Police could not find anyone at home, but Can Dündar’s wife, Dilek Dündar, flew from İzmir to Istanbul to open the house to police.
The police search was completed at noon on Oct. 31.
Former NTV and imc TV journalist Banu Güven also came to provide support to Dilek Dündar.
The raid came amid the detentions of at least 12 Cumhuriyet journalists and executives on charges that the suspects were “committing crimes on behalf of the Fethullahist Terror Organization (FETÖ) and the outlawed Kurdistan Workers’ Party (PKK) even if the newspaper was not a member in them.”
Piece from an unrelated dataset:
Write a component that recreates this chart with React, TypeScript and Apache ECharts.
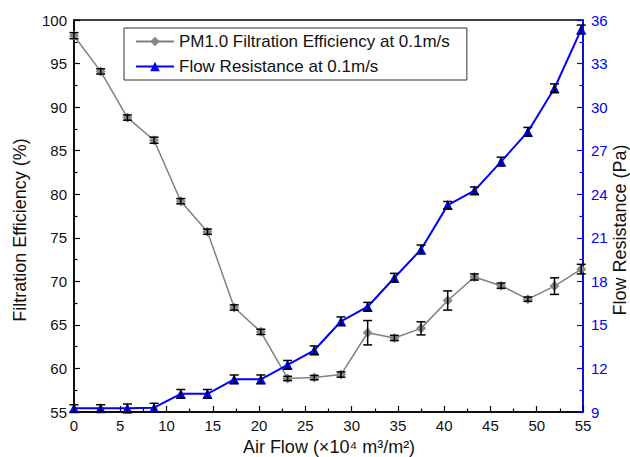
import React, { useEffect, useRef } from "react";
import * as echarts from "echarts";

const airFlow = [0, 2.88, 5.77, 8.65, 11.54, 14.42, 17.31, 20.19, 23.08, 25.96, 28.85, 31.73, 34.62, 37.5, 40.38, 43.27, 46.15, 49.04, 51.92, 54.81];
const efficiency = [98.2, 94.1, 88.8, 86.2, 79.2, 75.7, 67.0, 64.2, 58.85, 58.95, 59.3, 64.1, 63.5, 64.6, 67.8, 70.5, 69.5, 67.95, 69.45, 71.4];
const efficiencyErr = [0.35, 0.3, 0.3, 0.35, 0.3, 0.3, 0.3, 0.3, 0.25, 0.25, 0.3, 1.4, 0.3, 0.75, 1.1, 0.35, 0.3, 0.25, 0.95, 0.55];
const resistance = [9.25, 9.25, 9.25, 9.3, 10.25, 10.25, 11.25, 11.25, 12.25, 13.25, 15.25, 16.25, 18.25, 20.2, 23.25, 24.25, 26.25, 28.3, 31.3, 35.35];
const resistanceErr = [0.25, 0.25, 0.3, 0.3, 0.3, 0.3, 0.3, 0.3, 0.3, 0.3, 0.3, 0.3, 0.3, 0.3, 0.25, 0.25, 0.3, 0.3, 0.3, 0.3];

const xTitle = "Air Flow (×10⁴ m³/m²)";
const yLeftTitle = "Filtration Efficiency (%)";
const yRightTitle = "Flow Resistance (Pa)";

const FONT = "'Liberation Sans', Arial, sans-serif";

function errorRender(params: any, api: any) {
  const x = api.value(0);
  const lo = api.coord([x, api.value(1)]);
  const hi = api.coord([x, api.value(2)]);
  const w = 4.5;
  const style = { stroke: "#000", lineWidth: 1.5 };
  return {
    type: "group",
    children: [
      { type: "line", shape: { x1: lo[0], y1: lo[1], x2: hi[0], y2: hi[1] }, style },
      { type: "line", shape: { x1: lo[0] - w, y1: lo[1], x2: lo[0] + w, y2: lo[1] }, style },
      { type: "line", shape: { x1: hi[0] - w, y1: hi[1], x2: hi[0] + w, y2: hi[1] }, style },
    ],
  };
}

export default function App() {
  const ref = useRef<HTMLDivElement>(null);
  useEffect(() => {
    if (!ref.current) return;
    const chart = echarts.init(ref.current, undefined, { renderer: "svg" });
    const effData = airFlow.map((x, i) => [x, efficiency[i]]);
    const resData = airFlow.map((x, i) => [x, resistance[i]]);
    const effErr = airFlow.map((x, i) => [x, efficiency[i] - efficiencyErr[i], efficiency[i] + efficiencyErr[i]]);
    const resErr = airFlow.map((x, i) => [x, resistance[i] - resistanceErr[i], resistance[i] + resistanceErr[i]]);
    const titleStyle = { fontSize: 18, fontFamily: FONT, fill: "#111", align: "center", verticalAlign: "middle" };
    chart.setOption({
      animation: false,
      backgroundColor: "#fff",
      textStyle: { fontFamily: FONT },
      grid: {
        left: 74, right: 47, top: 20, bottom: 45,
        outerBoundsMode: "none",
        containLabel: false,
        show: true, borderColor: "#000", borderWidth: 1.5, backgroundColor: "transparent",
      },
      graphic: [
        { type: "text", x: 329, y: 447, style: { ...titleStyle, text: xTitle } },
        { type: "text", x: 20, y: 230, rotation: Math.PI / 2, style: { ...titleStyle, text: yLeftTitle } },
        { type: "text", x: 620, y: 230, rotation: Math.PI / 2, style: { ...titleStyle, text: yRightTitle } },
      ],
      legend: {
        orient: "vertical",
        left: 124, top: 28,
        padding: [5, 17, 5, 11],
        itemWidth: 38, itemHeight: 12, itemGap: 8,
        borderColor: "#333", borderWidth: 1,
        textStyle: { fontSize: 17, color: "#111", fontFamily: FONT },
        data: ["PM1.0 Filtration Efficiency at 0.1m/s", "Flow Resistance at 0.1m/s"],
      },
      xAxis: {
        type: "value", min: 0, max: 55, interval: 5,
        axisLine: { lineStyle: { color: "#000", width: 1.5 } },
        axisTick: { inside: true, length: 6, lineStyle: { color: "#000", width: 1.2 } },
        minorTick: { show: true, splitNumber: 2, length: 3.5, lineStyle: { color: "#000", width: 1.2 } },
        axisLabel: { fontSize: 15, color: "#111", margin: 6, fontFamily: FONT },
        splitLine: { show: false },
      },
      yAxis: [
        {
          type: "value", min: 55, max: 100, interval: 5, position: "left",
          axisLine: { show: true, lineStyle: { color: "#000", width: 1.5 } },
          axisTick: { inside: true, length: 6, lineStyle: { color: "#000", width: 1.2 } },
          minorTick: { show: true, splitNumber: 2, length: 3.5, lineStyle: { color: "#000", width: 1.2 } },
          axisLabel: { fontSize: 15, color: "#111", margin: 7, fontFamily: FONT },
          splitLine: { show: false },
        },
        {
          type: "value", min: 9, max: 36, interval: 3, position: "right",
          axisLine: { show: true, lineStyle: { color: "#0000ff", width: 1.5 } },
          axisTick: { inside: true, length: 6, lineStyle: { color: "#0000ff", width: 1.2 } },
          minorTick: { show: true, splitNumber: 2, length: 3.5, lineStyle: { color: "#0000ff", width: 1.2 } },
          axisLabel: { fontSize: 15, color: "#0000ff", margin: 8, fontFamily: FONT },
          splitLine: { show: false },
        },
      ],
      series: [
        {
          name: "PM1.0 Filtration Efficiency at 0.1m/s",
          type: "line", yAxisIndex: 0, data: effData,
          symbol: "diamond", symbolSize: 10,
          lineStyle: { color: "#808080", width: 1.5 },
          itemStyle: { color: "#888888" },
          z: 2,
        },
        {
          name: "Flow Resistance at 0.1m/s",
          type: "line", yAxisIndex: 1, data: resData,
          symbol: "triangle", symbolSize: 10,
          lineStyle: { color: "#0000ff", width: 2 },
          itemStyle: { color: "#0000ff" },
          z: 2,
        },
        {
          type: "custom", yAxisIndex: 0, data: effErr,
          encode: { x: 0, y: [1, 2] },
          renderItem: errorRender, z: 4, silent: true,
        },
        {
          type: "custom", yAxisIndex: 1, data: resErr,
          encode: { x: 0, y: [1, 2] },
          renderItem: errorRender, z: 4, silent: true,
        },
      ],
    });
    return () => chart.dispose();
  }, []);
  return (
    <div
      ref={ref}
      style={{ position: "fixed", left: 0, top: 0, width: 630, height: 457, background: "#fff" }}
    />
  );
}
Judicial authorities also issued a warrant for Can Dündar, a former editor-in-chief of Cumhuriyet who became a bête noir for the government by printing a story about how Turkey’s intelligence agency was allegedly sending weapons to Syria. Dündar was sentenced to five years in jail for a story on the arms transfer on the same day that he survived an assassination attempt outside an Istanbul courthouse. Dündar left the country during the appeals process, but Dilek Dündar was subsequently prevented from going to visit him when Turkish authorities revoked her passport.
An Istanbul court has also accepted an indictment against Dündar on charges of “printing and publishing terrorist organizations’ statements” during a one-day editorial stint undertaken in solidarity with the now-closed daily Özgür Gündem.
He said last month that he would not surrender himself to Turkish courts because he had lost faith in the judiciary after the failed July 15 coup and the subsequent state of emergency declared by the government.